Hovig Kurkjian
Art collector and philanthropist Hovig Kurkjian was born in Beirut in 1944 to Armenian refugees. Between the 1970s until his death in 2020, Kurkjian built the HK Art Collection, with a particular focus on artists of Armenian heritage. The remarkable collection comprises more than 200 pieces.
As a philanthropist, Kurkjian lived by the motto, “Anything worth doing is worth overdoing”.
He supported cultural institutions in Armenia and Lebanon, including donating to orphanages and old people’s homes, educational institutions, the Armenian General Benevolent Union, Hamazkayin, and the Jinishian Foundation in Beirut.
Kurkjian helped publish books, sponsored art exhibitions and supported individual artists and stars in the fields of music and theatre.
The Saroyan statue in the heart of Yerevan is a proud reminder of Kurkjian’s generosity, for which he was awarded the Gold Medal of the Armenian Ministry of Culture.
Kurkjian also influenced many others, including family members, his closest circle of friends, and colleagues from Saudi Arabia, where he spent 35 years of his professional life at SAS Systems Engineering, a company he built and led as its General Manager. As a business manager, his work ethic was defined by a willingness to go above and beyond the call of duty, with a can-do spirit centred on the utmost courtesy, loyalty and respect. These were the core qualities that fuelled Kurkjian’s relentless passion for excellence. He was a man of vision and a higher spirit in life.
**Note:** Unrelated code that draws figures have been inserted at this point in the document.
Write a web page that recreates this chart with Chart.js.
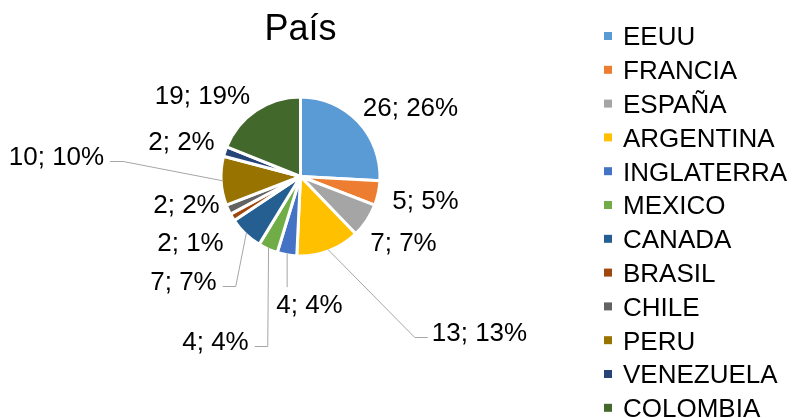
<!DOCTYPE html>
<html>
<head>
<meta charset="utf-8">
<title>País</title>
<script src="https://cdn.jsdelivr.net/npm/chart.js@4.4.0/dist/chart.umd.min.js"></script>
<style>
    html, body { margin: 0; padding: 0; background: #fff; overflow: hidden; }
    #paisChart { display: block; }
</style>
</head>
<body>
<canvas id="paisChart" width="793" height="418"></canvas>
<script>
var chartTitle = "País";
var paises = ["EEUU", "FRANCIA", "ESPAÑA", "ARGENTINA", "INGLATERRA", "MEXICO",
    "CANADA", "BRASIL", "CHILE", "PERU", "VENEZUELA", "COLOMBIA"];
// BRASIL shows "2; 1%" so it is a bit under 2
var cantidad = [26, 5, 7, 13, 4, 4, 7, 1.5, 2, 10, 2, 19];
var colores = ["#5B9BD5", "#ED7D31", "#A5A5A5", "#FFC000", "#4472C4", "#70AD47",
    "#255E91", "#9E480E", "#636363", "#997300", "#264478", "#43682B"];

// where each data label sits, measured from the pie centre (like excel "best fit")
var labelOffsets = [[110, -70], [125, 23], [103, 65], [179, 155], [9, 127], [-85, 164],
    [-117, 104], [-110, 65], [-114, 27], [-244, -21], [-119, -36], [-98, -82]];

var FONT = '"Liberation Sans", Arial, sans-serif';

/*
 ========= titles, data labels with leader lines and legend =============
 */
var excelLook = {
    id: 'excelLook',
    afterDatasetsDraw: function (chart) {
        var ctx = chart.ctx;
        var meta = chart.getDatasetMeta(0);
        var data = chart.data.datasets[0].data;
        var total = 0;
        for (var i = 0; i < data.length; i++) total += data[i];

        var cx = meta.data[0].x;
        var cy = meta.data[0].y;
        var r = meta.data[0].outerRadius - 1.5;

        ctx.save();

        // title
        ctx.fillStyle = '#000';
        ctx.font = '36px ' + FONT;
        ctx.textAlign = 'center';
        ctx.textBaseline = 'alphabetic';
        ctx.fillText(chartTitle, cx, 40);

        // data labels
        var fs = 26;
        var cap = fs * 0.716;
        ctx.font = fs + 'px ' + FONT;
        for (i = 0; i < data.length; i++) {
            var arc = meta.data[i];
            var mid = (arc.startAngle + arc.endAngle) / 2;
            var sx = cx + Math.cos(mid) * r;
            var sy = cy + Math.sin(mid) * r;

            var txt = Math.round(data[i]) + '; ' + Math.round(data[i] / total * 100) + '%';
            var lx = cx + labelOffsets[i][0];
            var ly = cy + labelOffsets[i][1];
            var w = ctx.measureText(txt).width;
            var left = lx - w / 2, right = lx + w / 2;
            var top = ly - cap / 2, bottom = ly + cap / 2;

            // distance from slice edge to the label box
            var nx = Math.max(left, Math.min(sx, right));
            var ny = Math.max(top, Math.min(sy, bottom));
            var dist = Math.sqrt((sx - nx) * (sx - nx) + (sy - ny) * (sy - ny));

            if (dist > 28) {
                ctx.strokeStyle = '#A6A6A6';
                ctx.lineWidth = 1;
                ctx.beginPath();
                ctx.moveTo(sx, sy);
                if (sx >= left && sx <= right) {
                    ctx.lineTo(sx, sy < top ? top - 7 : bottom + 7);
                } else {
                    var ey = ly + 6;
                    var ex, bx;
                    if (sx < left) { ex = left - 4; bx = ex - 13; }
                    else { ex = right + 6; bx = ex + 13; }
                    ctx.lineTo(bx, ey);
                    ctx.lineTo(ex, ey);
                }
                ctx.stroke();
            }

            ctx.fillStyle = '#000';
            ctx.textAlign = 'center';
            ctx.fillText(txt, lx, ly + cap / 2);
        }

        // legend
        ctx.font = '26px ' + FONT;
        ctx.textAlign = 'left';
        for (i = 0; i < chart.data.labels.length; i++) {
            var y = 36 + i * 33.8;
            ctx.fillStyle = colores[i];
            ctx.fillRect(604, y - 4, 8, 8);
            ctx.fillStyle = '#000';
            ctx.fillText(chart.data.labels[i], 623, y + 9.3);
        }

        ctx.restore();
    }
};

var ctx = document.getElementById('paisChart');

var paisChart = new Chart(ctx, {
    type: 'pie',
    data: {
        labels: paises,
        datasets: [{
            data: cantidad,
            backgroundColor: colores,
            borderColor: '#FFFFFF',
            borderWidth: 3,
            radius: 79.5
        }]
    },
    options: {
        responsive: false,
        animation: false,
        layout: { padding: { left: 0, right: 192, top: 0, bottom: 65 } },
        plugins: {
            legend: { display: false },
            title: { display: false },
            tooltip: { enabled: false }
        }
    },
    plugins: [excelLook]
});
</script>
</body>
</html>
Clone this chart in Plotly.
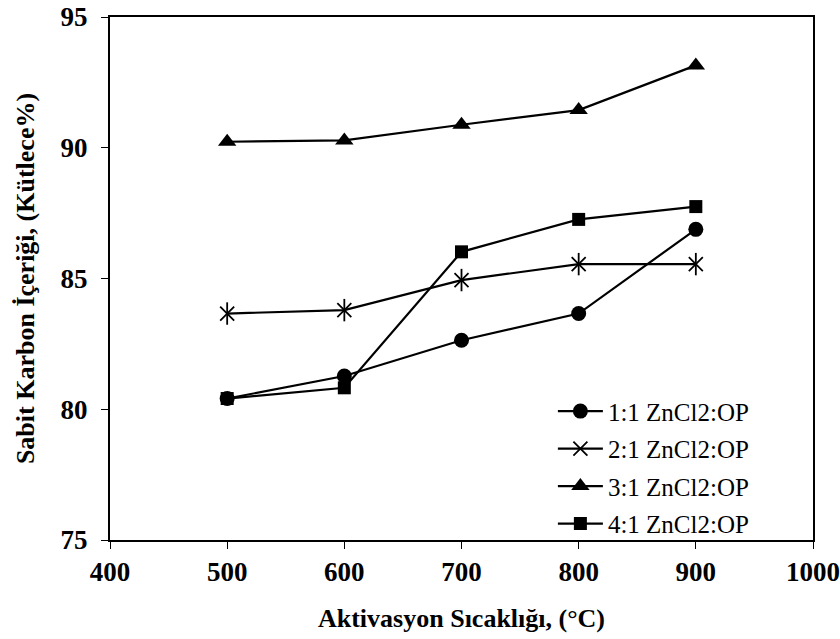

Hovig Kurkjian with Assadour at the Beirut Sursock Museum, Retrospektive Assadour in 2016
HK-Art Collection
The Armenian Genocide during the First World War forced thousands of Armenians to flee the country and seek refuge in other parts of the world. As a result, more than two-thirds of the world’s ethnic Armenian population now lives outside their homeland. This development is reflected in the HK-Art Collection: works created in the Armenian diaspora reveal a journey marked by cultural isolation and social integration; works produced in Armenia illustrate the transition from the ideological and state-sanctioned art of the former Armenian Soviet Socialist Republic, which gained independence from the USSR in 1991, to the art of a younger generation in the present day.